====== Source material

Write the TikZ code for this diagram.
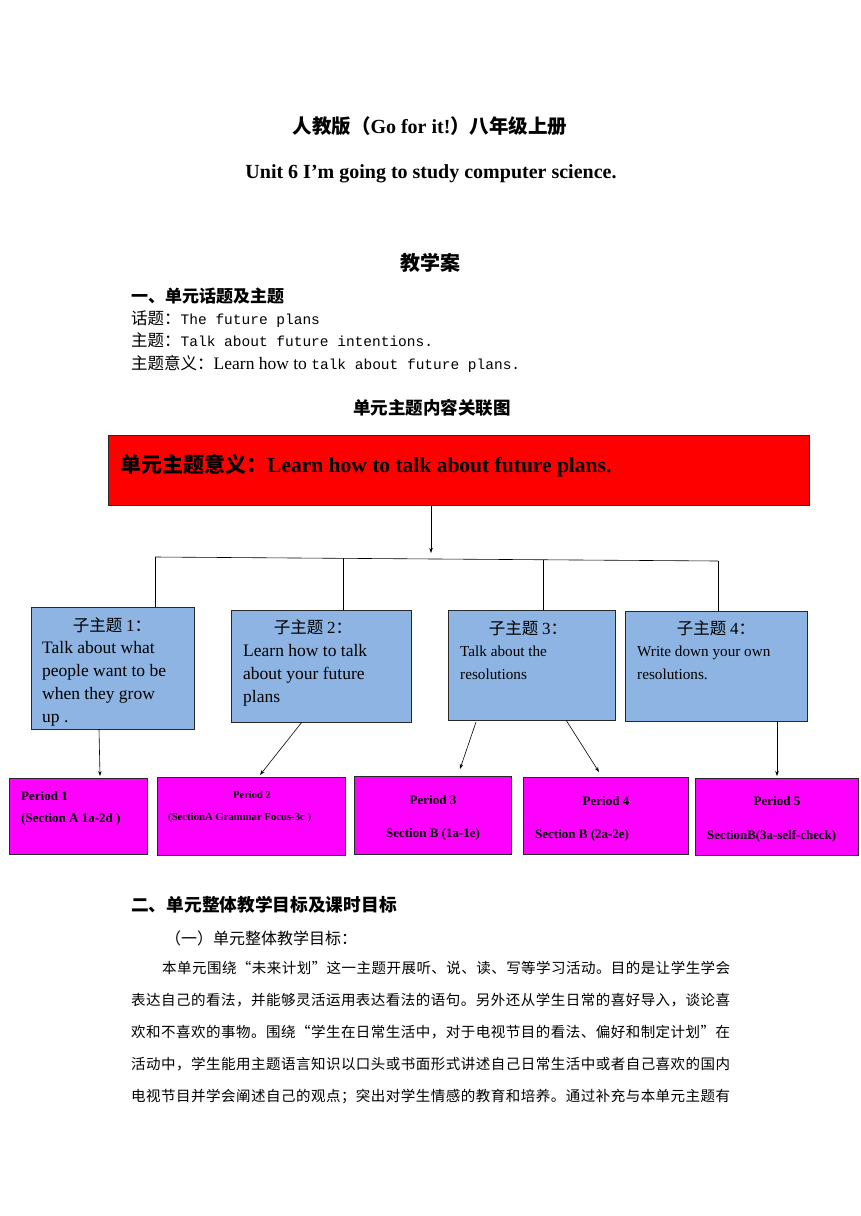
\documentclass[tikz,border=0pt]{standalone}
\usepackage{fontspec}
\setmainfont{Liberation Serif}
\newfontfamily\cjk{Noto Sans CJK SC}
\newfontfamily\mono{Liberation Mono}
\usetikzlibrary{arrows.meta}
\definecolor{boxblue}{RGB}{141,180,226}
\definecolor{boxmag}{RGB}{255,0,255}
\definecolor{boxred}{RGB}{255,0,0}
\definecolor{edge}{RGB}{40,40,40}
\newcommand\setfs[1]{\fontsize{#1}{#1}\selectfont}
\makeatletter
\def\spreadtext#1{\spread@first#1\spread@end}
\def\spread@end{\relax}
\def\spread@first#1{#1\spread@next}
\def\spread@next#1{\ifx#1\spread@end\else\hskip0pt plus 1fil\relax#1\expandafter\spread@next\fi}
\makeatother
\tikzset{
  txt/.style={inner sep=0pt, anchor=base west},
  ctxt/.style={inner sep=0pt, anchor=base},
  bluebox/.style={draw=edge, line width=0.8pt, fill=boxblue, inner sep=0pt},
  magbox/.style={draw=edge, line width=0.8pt, fill=boxmag, inner sep=0pt},
  redbox/.style={draw=edge, line width=0.8pt, fill=boxred, inner sep=0pt},
  conn/.style={line width=0.6pt, draw=black},
  arr/.style={line width=0.6pt, draw=black, -{Stealth[length=5pt,width=3.5pt]}},
}
\begin{document}
\begin{tikzpicture}[x=1pt,y=-1pt]
\useasboundingbox (0,0) rectangle (860,1216);
\fill[white] (0,0) rectangle (860,1216);

% header
\node[ctxt] (t1) at (430,133) {\setfs{19.5}\cjk\bfseries 人教版（\rmfamily\setfs{20}Go for it!\cjk\setfs{19.5}）八年级上册};
\node[ctxt] (t2) at (431,178) {\setfs{20}\bfseries Unit 6 I’m going to study computer science.};
\node[ctxt] (t3) at (430,270) {\setfs{20}\cjk\bfseries 教学案};
\node[txt] (h1) at (131,302) {\setfs{17}\cjk\bfseries 一、单元话题及主题};
\node[txt] (l1) at (131,324) {\setfs{16.5}\cjk 话题：\mono\setfs{14.5}The future plans};
\node[txt] (l2) at (131,346) {\setfs{16.5}\cjk 主题：\mono\setfs{14.5}Talk about future intentions.};
\node[txt] (l3) at (131,369) {\setfs{16.5}\cjk 主题意义：\rmfamily\setfs{17.5}Learn how to \mono\setfs{14.5}talk about future plans.};
\node[ctxt] (cap) at (432,414) {\setfs{17.5}\cjk\bfseries 单元主题内容关联图};

% red box
\node[redbox, minimum width=701, minimum height=70] (red) at (458.5,470) {};
\node[txt] (redt) at (120,472) {\setfs{21}\cjk\bfseries 单元主题意义：\rmfamily\setfs{21.5}Learn how to talk about future plans.};

% blue boxes
\node[bluebox, minimum width=163, minimum height=122] (b1) at (112.5,668) {};
\node[bluebox, minimum width=180, minimum height=112] (b2) at (321,666) {};
\node[bluebox, minimum width=167, minimum height=110] (b3) at (531.5,665) {};
\node[bluebox, minimum width=182, minimum height=110] (b4) at (716,666) {};

% tree connectors
\coordinate (hub) at (431,553);
\coordinate (hl) at (155,557);
\coordinate (hr) at (718,561);
\coordinate (d1) at (155,557.2);
\coordinate (d2) at (343,558.3);
\coordinate (d3) at (543,559.5);
\coordinate (d4) at (718,561);
\draw[arr] (red.south -| hub) -- (hub);
\draw[conn] (hl) -- (hr);
\draw[conn] (d1) -- (d1 |- b1.north);
\draw[conn] (d2) -- (d2 |- b2.north);
\draw[conn] (d3) -- (d3 |- b3.north);
\draw[conn] (d4) -- (d4 |- b4.north);

% blue box texts
\node[ctxt] (b1h) at (112,631) {\setfs{16.5}\cjk 子主题 \rmfamily\setfs{17}1\cjk\setfs{16.5}：};
\node[txt] (b1a) at (42,653) {\setfs{17.5}Talk about what};
\node[txt] (b1b) at (42,676) {\setfs{17.5}people want to be};
\node[txt] (b1c) at (42,699) {\setfs{17.5}when they grow};
\node[txt] (b1d) at (42,722) {\setfs{17.5}up .};

\node[ctxt] (b2h) at (313,633) {\setfs{16.5}\cjk 子主题 \rmfamily\setfs{17}2\cjk\setfs{16.5}：};
\node[txt] (b2a) at (243,656) {\setfs{17.5}Learn how to talk};
\node[txt] (b2b) at (243,679) {\setfs{17.5}about your future};
\node[txt] (b2c) at (243,702) {\setfs{17.5}plans};

\node[ctxt] (b3h) at (528,634) {\setfs{16.5}\cjk 子主题 \rmfamily\setfs{17}3\cjk\setfs{16.5}：};
\node[txt] (b3a) at (460,656) {\setfs{15.2}Talk about the};
\node[txt] (b3b) at (460,679) {\setfs{15.2}resolutions};

\node[ctxt] (b4h) at (716,634) {\setfs{16.5}\cjk 子主题 \rmfamily\setfs{17}4\cjk\setfs{16.5}：};
\node[txt] (b4a) at (637,656) {\setfs{15.2}Write down your own};
\node[txt] (b4b) at (637,679) {\setfs{15.2}resolutions.};

% magenta boxes
\node[magbox, minimum width=138, minimum height=76] (p1) at (78,816) {};
\node[magbox, minimum width=188, minimum height=78] (p2) at (251,816) {};
\node[magbox, minimum width=157, minimum height=78] (p3) at (432.5,815) {};
\node[magbox, minimum width=165, minimum height=77] (p4) at (605.5,815.5) {};
\node[magbox, minimum width=163, minimum height=77] (p5) at (776.5,816.5) {};

% arrows to periods
\coordinate (a1) at (99,729);
\coordinate (a2) at (302,722);
\coordinate (a3) at (476,722);
\coordinate (a4) at (566,720);
\coordinate (a5) at (777,722);
\draw[arr] (a1) -- (100,776);
\draw[arr] (a2) -- (260,775);
\draw[arr] (a3) -- (460,769);
\draw[arr] (a4) -- (599,772);
\draw[arr] (a5) -- (777,776);

% period texts
\node[txt] (p1a) at (21,800) {\setfs{13}\bfseries Period 1};
\node[txt] (p1b) at (21,822) {\setfs{13}\bfseries (Section A 1a-2d )};
\node[ctxt] (p2a) at (252,798) {\setfs{10.5}\bfseries Period 2};
\node[txt] (p2b) at (168,820) {\setfs{10.7}\bfseries (SectionA Grammar Focus-3c )};
\node[ctxt] (p3a) at (433,804) {\setfs{13}\bfseries Period 3};
\node[ctxt] (p3b) at (433,837) {\setfs{13}\bfseries Section B (1a-1e)};
\node[ctxt] (p4a) at (606,805) {\setfs{13}\bfseries Period 4};
\node[txt] (p4b) at (535,838) {\setfs{13}\bfseries Section B (2a-2e)};
\node[ctxt] (p5a) at (777,805) {\setfs{13}\bfseries Period 5};
\node[txt] (p5b) at (707,839) {\setfs{12.9}\bfseries SectionB(3a-self-check)};

% section two
\node[txt] (h2) at (131,911) {\setfs{17.7}\cjk\bfseries 二、单元整体教学目标及课时目标};
\node[txt] (h3) at (165,944) {\setfs{16}\cjk （一）单元整体教学目标：};
\node[txt] (q1) at (162,973) {\makebox[568pt][s]{\setfs{14.5}\cjk\spreadtext{本单元围绕“未来计划”这一主题开展听、说、读、写等学习活动。目的是让学生学会}}};
\node[txt] (q2) at (131,1005) {\makebox[599pt][s]{\setfs{14.5}\cjk\spreadtext{表达自己的看法，并能够灵活运用表达看法的语句。另外还从学生日常的喜好导入，谈论喜}}};
\node[txt] (q3) at (131,1037) {\makebox[599pt][s]{\setfs{14.5}\cjk\spreadtext{欢和不喜欢的事物。围绕“学生在日常生活中，对于电视节目的看法、偏好和制定计划”在}}};
\node[txt] (q4) at (131,1069) {\makebox[599pt][s]{\setfs{14.5}\cjk\spreadtext{活动中，学生能用主题语言知识以口头或书面形式讲述自己日常生活中或者自己喜欢的国内}}};
\node[txt] (q5) at (131,1101) {\makebox[599pt][s]{\setfs{14.5}\cjk\spreadtext{电视节目并学会阐述自己的观点；突出对学生情感的教育和培养。通过补充与本单元主题有}}};
\end{tikzpicture}
\end{document}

============

__What you have to do__
Begin at the top of the material above and output each line exactly, stopping after the line that holds "(redt) at (120,472)". Leave out pictures.

__Written answer__
Write the TikZ code for this diagram.
\documentclass[tikz,border=0pt]{standalone}
\usepackage{fontspec}
\setmainfont{Liberation Serif}
\newfontfamily\cjk{Noto Sans CJK SC}
\newfontfamily\mono{Liberation Mono}
\usetikzlibrary{arrows.meta}
\definecolor{boxblue}{RGB}{141,180,226}
\definecolor{boxmag}{RGB}{255,0,255}
\definecolor{boxred}{RGB}{255,0,0}
\definecolor{edge}{RGB}{40,40,40}
\newcommand\setfs[1]{\fontsize{#1}{#1}\selectfont}
\makeatletter
\def\spreadtext#1{\spread@first#1\spread@end}
\def\spread@end{\relax}
\def\spread@first#1{#1\spread@next}
\def\spread@next#1{\ifx#1\spread@end\else\hskip0pt plus 1fil\relax#1\expandafter\spread@next\fi}
\makeatother
\tikzset{
  txt/.style={inner sep=0pt, anchor=base west},
  ctxt/.style={inner sep=0pt, anchor=base},
  bluebox/.style={draw=edge, line width=0.8pt, fill=boxblue, inner sep=0pt},
  magbox/.style={draw=edge, line width=0.8pt, fill=boxmag, inner sep=0pt},
  redbox/.style={draw=edge, line width=0.8pt, fill=boxred, inner sep=0pt},
  conn/.style={line width=0.6pt, draw=black},
  arr/.style={line width=0.6pt, draw=black, -{Stealth[length=5pt,width=3.5pt]}},
}
\begin{document}
\begin{tikzpicture}[x=1pt,y=-1pt]
\useasboundingbox (0,0) rectangle (860,1216);
\fill[white] (0,0) rectangle (860,1216);

% header
\node[ctxt] (t1) at (430,133) {\setfs{19.5}\cjk\bfseries 人教版（\rmfamily\setfs{20}Go for it!\cjk\setfs{19.5}）八年级上册};
\node[ctxt] (t2) at (431,178) {\setfs{20}\bfseries Unit 6 I’m going to study computer science.};
\node[ctxt] (t3) at (430,270) {\setfs{20}\cjk\bfseries 教学案};
\node[txt] (h1) at (131,302) {\setfs{17}\cjk\bfseries 一、单元话题及主题};
\node[txt] (l1) at (131,324) {\setfs{16.5}\cjk 话题：\mono\setfs{14.5}The future plans};
\node[txt] (l2) at (131,346) {\setfs{16.5}\cjk 主题：\mono\setfs{14.5}Talk about future intentions.};
\node[txt] (l3) at (131,369) {\setfs{16.5}\cjk 主题意义：\rmfamily\setfs{17.5}Learn how to \mono\setfs{14.5}talk about future plans.};
\node[ctxt] (cap) at (432,414) {\setfs{17.5}\cjk\bfseries 单元主题内容关联图};

% red box
\node[redbox, minimum width=701, minimum height=70] (red) at (458.5,470) {};
\node[txt] (redt) at (120,472) {\setfs{21}\cjk\bfseries 单元主题意义：\rmfamily\setfs{21.5}Learn how to talk about future plans.};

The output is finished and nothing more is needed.